There was once a time when new nurses could choose between multiple job offers.

"Employers were eager for students, in the building recruiting, offering sign-on bonuses," Dean of the Kramer School of Nursing at OKCU Dr. Marvel Williamson said.

But the recession changed that. As the economy slumped, so did aging nurses' retirement plans.

And RNs who hoped to retire, stayed on. And 64-year-old Mary Diane Steltenkamp is one of them.

"I don't quite know how much longer I'll have to work, more than likely it'll be beyond 66," Staltenkamp said.

Steltenkamp works for a local parish. She enjoys helping others, but didn't expect to be doing it into her late 60s.

"It would be really nice to not have to work full-time or get up at the same hour," Staltenkamp said.

Williamson says the recession has made it tougher for grads to get jobs.

But nurses are still in high demand and that demand is growing.

"As the recession starts to lift, people will again leave the work force for their preferred lifestyle," Williamson said.

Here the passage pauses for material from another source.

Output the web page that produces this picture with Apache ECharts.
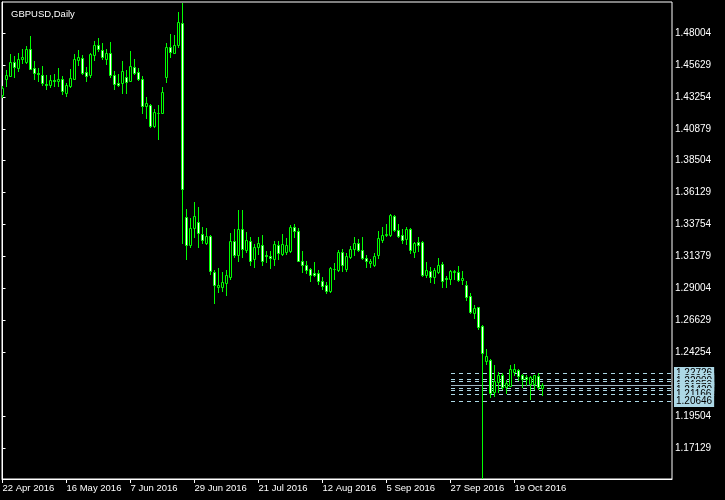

Even though there aren't as many nursing jobs as there used to be, faculty at the Kramer School of Nursing expect the industry to keep growing though 2025. They are building a new complex so they can prepare more students to help with the shortage.

According to the American Association of Colleges of Nursing, the workforce is expected to be short at least 260,000 nurses by 2025. And experts say with the new national health care plan, that number could be even greater.

"When you need a nurse there may not be one available," Williamson said.

Williamson says part of the problem is finding faculty to staff the schools.

"We know in the next 5-10 years half of our professors in nursing are retiring," said Williamson. "We're going to lose half of our teaching work force."

The American Association of Colleges of Nursing reports U.S. nursing schools were forced to turn away 50,000 qualified applicants in 2009. That's why the expansion project is so important. New OCU grads will go on to fill gaps in local facilities.

It may be a bit tougher for nurses to find jobs, but teachers are telling students things will get better.

"As a new grad, I would say I am very flexible, wherever I can find a job is where I'll start," Cook said.

Experts say that flexibility is the key for new nurses. There are still jobs out there, just maybe not the exact job and the exact shift they want right away. 

That new facility at OCU is set to open in December of 2011.